Vitamin C als überflüssiger Lückenbüßer
In vielen Produkten hat sich zwar die Zusammensetzung praktisch nicht verändert, dafür soll es jetzt Vitamin C richten – mithilfe des zulässigen Health Claims, dass das saure Vitamin die normale Kollagenbildung unterstützt, die für den Knorpel wichtig ist. Was nicht verraten wird: Die dafür benötigte Menge Vitamin C kann leicht mit einer ausgewogenen Ernährung erreicht werden.
Unnötiges Kupfer, Mangan oder Zink
Auch überflüssige Spurenelemente finden sich in einigen Mitteln. "Aufgrund der guten Versorgungslage der hiesigen Bevölkerung mit Kupfer" beziehungsweise weil "kein Hinweis auf einen unzureichenden Versorgungsstatus an Mangan vorliegt", sollten die beiden Spurenelemente nach einer Empfehlung des Bundesinstituts für Risikobewertung (BfR) nicht in Nahrungsergänzungsmitteln enthalten sein. Zwei Anbieter schert das wenig. Andere Ergänzungsmittel enthalten mehr Zink, Vitamin E oder Selen als vom BfR empfohlen.
Fehlende Warnhinweise bei zwei Produkten
Patienten, die blutgerinnungshemmende Mittel vom Typ der Cumarine einnehmen, sollten kein Glucosamin schlucken. Es besteht das Risiko, dass die gerinnungshemmende Wirkung verstärkt wird, was zu unerwünschten und gefährlichen Blutungen führen kann. Einen entsprechenden Warnhinweis vermissen wir bei zwei Produkten.
Vitamin D hilft nicht bei Gelenkschmerzen
Leider sind uns auch keine anderen Wundermittel gegen Gelenkschmerzen bekannt. "Vitamin D trägt zur Erhaltung normaler Knochen bei", so lautet ein weiterer zulässiger Health Claim.

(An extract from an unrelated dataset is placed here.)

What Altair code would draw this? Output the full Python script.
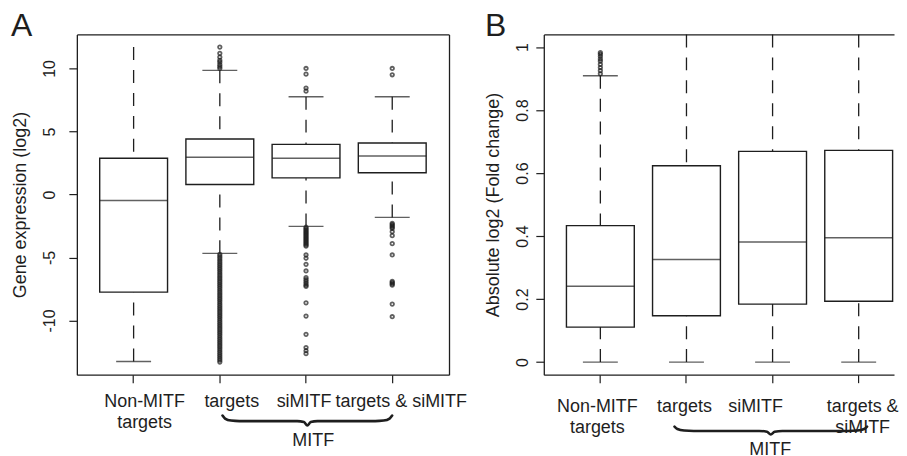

Aber: Gegen Arthroseschmerzen im Knie hilft auch dieses Vitamin nicht, wie Wissenschaftler um den Rheumatologen Timothy McAlindon festgestellt haben: Nach zwei Jahren täglicher Einnahme von 50 Mikrogramm Vitamin D zeigten sich bei den Probanden in der Studie weder im Hinblick auf die Schmerzreduktion noch auf den fortschreitenden Knorpelabbau signifikante Unterschiede zur Placebogruppe.
ÖKO-TEST rät
- Übergewicht stellt die größte Belastung für die Gelenke dar. Gleichmäßige Bewegungen wie Radfahren, Wandern in der Ebene, Schwimmen oder Wassergymnastik halten die Gelenke in Schuss und helfen beim Abnehmen.
- Wer es bei arthrosebedingten Kniebeschwerden – trotz der wenig überzeugenden Studienlage – mit einem glucosaminhaltigen Arzneimittel versuchen will, braucht Geduld, denn anders als Schmerzmittel wirken sie nicht sofort.
- Ist nach drei Monaten kein Effekt feststellbar, können sie getrost abgesetzt werden.